Ray Tune changes the behaviour of my train function

Hi,

when I run my training function everything works perfectly and I get the desired behaviours. I decided to pass my training function through ray tune and I get the following error:

(pid=55480)   File "/Users/paulvalsecchi/PycharmProjects/pythonProject/NCDE GAN code/Solver.py", line 160, in I
(pid=55480)     du_x = x.grad[:, ::step, :]
(pid=55480) TypeError: 'NoneType' object is not subscriptable

This is strange as if I just run my train function I get that x.grad is a tensor populated in such a way that I can subscribe it the way I have done.

I am using a variety of packages including signatory which I suspect might interfere with ray tune, but I don’t understand why I get the desired result when I run train(config) instead of

analysis = tune.run(
    train,
    num_samples=200,
    scheduler=ASHAScheduler(metric="Loss", mode="min", grace_period=10, max_t=200, reduction_factor=4),
    config=config,
    verbose=2)

which gives me the error I get above.

Any help would be greatly appreciated.

I faced a similar issue in the past, for me it was in the order of the arguments in the loss method. Could you share the simplified body of your loss function?

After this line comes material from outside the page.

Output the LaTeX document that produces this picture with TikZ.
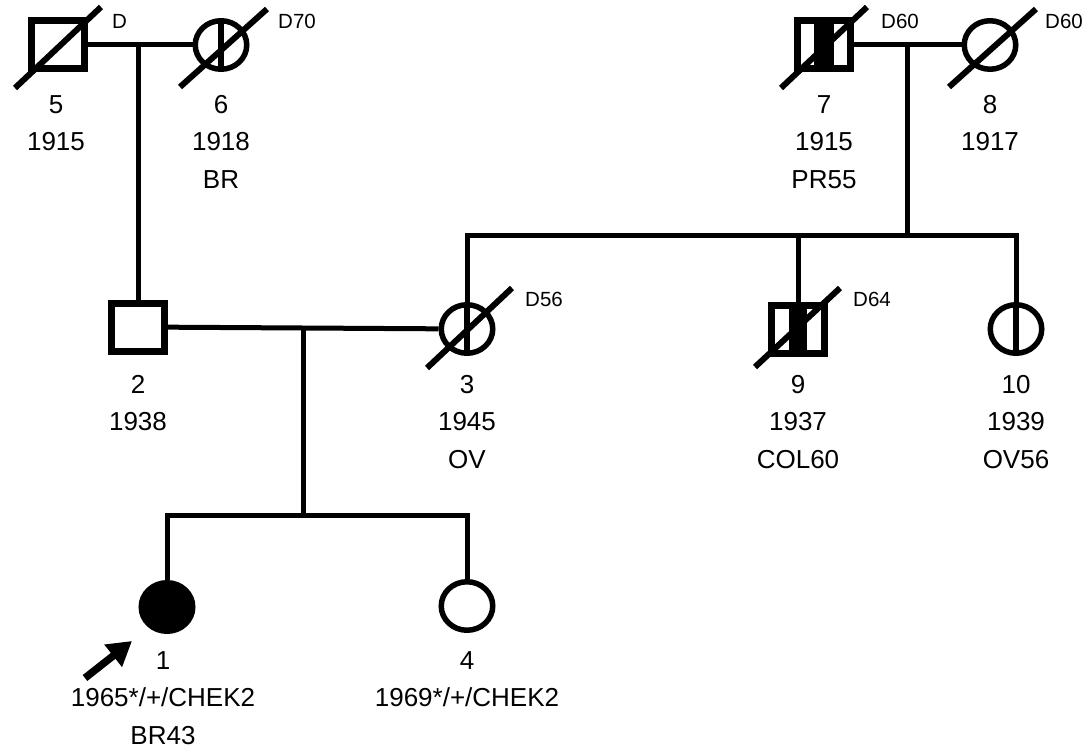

Indeed the error occurs in the loss function. The loss function is fairly long, but the point that I believe to be causing the error is

def I(y_output_u, y_output_v, xv, yv, tv, x, y, t):
    y_output_u.retain_grad()
    y_output_u.backward(torch.ones_like(y_output_u), retain_graph=True)
    du_x = x.grad[:, ::step, :]

y_output_u is the output of the net which takes in a transformed version of x. The transformation of x occurs outside of the train function but the gradients should still work, no?

I believe so. I would suggest to investigate that all the parameters you receive in the loss function are exactly what you expect, in my case I had the hyper-parameters and the configuration mixed up in the order of the kwargs.

I am fairly certain that that is not the case. I have gone through my code once more to check, but as I mentioned above, I get the correct behaviour when I run train(config).

It’s hard to debug this without proper context. Can you share the part of your code where you use the config argument?

@kai I use the config argument as follows:

    n1 = config['n1']
    n2 = config['n2']

    u_net = NeuralRDE(3, logsig_dim, config['u_hidden_dim'], 1, hidden_hidden_dim=config['u_hidden_hidden_dim'], num_layers=config['u_layers'], return_sequences=True).to(device)
    v_net = discriminator(config).to(device)

    optimizer_u = torch.optim.Adam(u_net.parameters(), lr=config['u_rate'])
    optimizer_v = torch.optim.Adam(v_net.parameters(), lr=config['v_rate'])

I have partially resolved the issue by placing some of the functions that train calls within it. This resolves the issue but I do not understand why this would impact the function?

Yes, that’s odd. It shouldn’t interfere with the function. The one thing you might want to check is if the print output of the config argument somehow differs when Tune runs it. Slight differences might be numpy arrays instead of lists, shapes, or iterable dicts.

I’m still lacking context to evaluate this. Can you share your tune search space (the config you pass to tune.run()) and a manual config you pass to your training function that works?

Or, if possible, your complete training code? It can also be a stripped down version.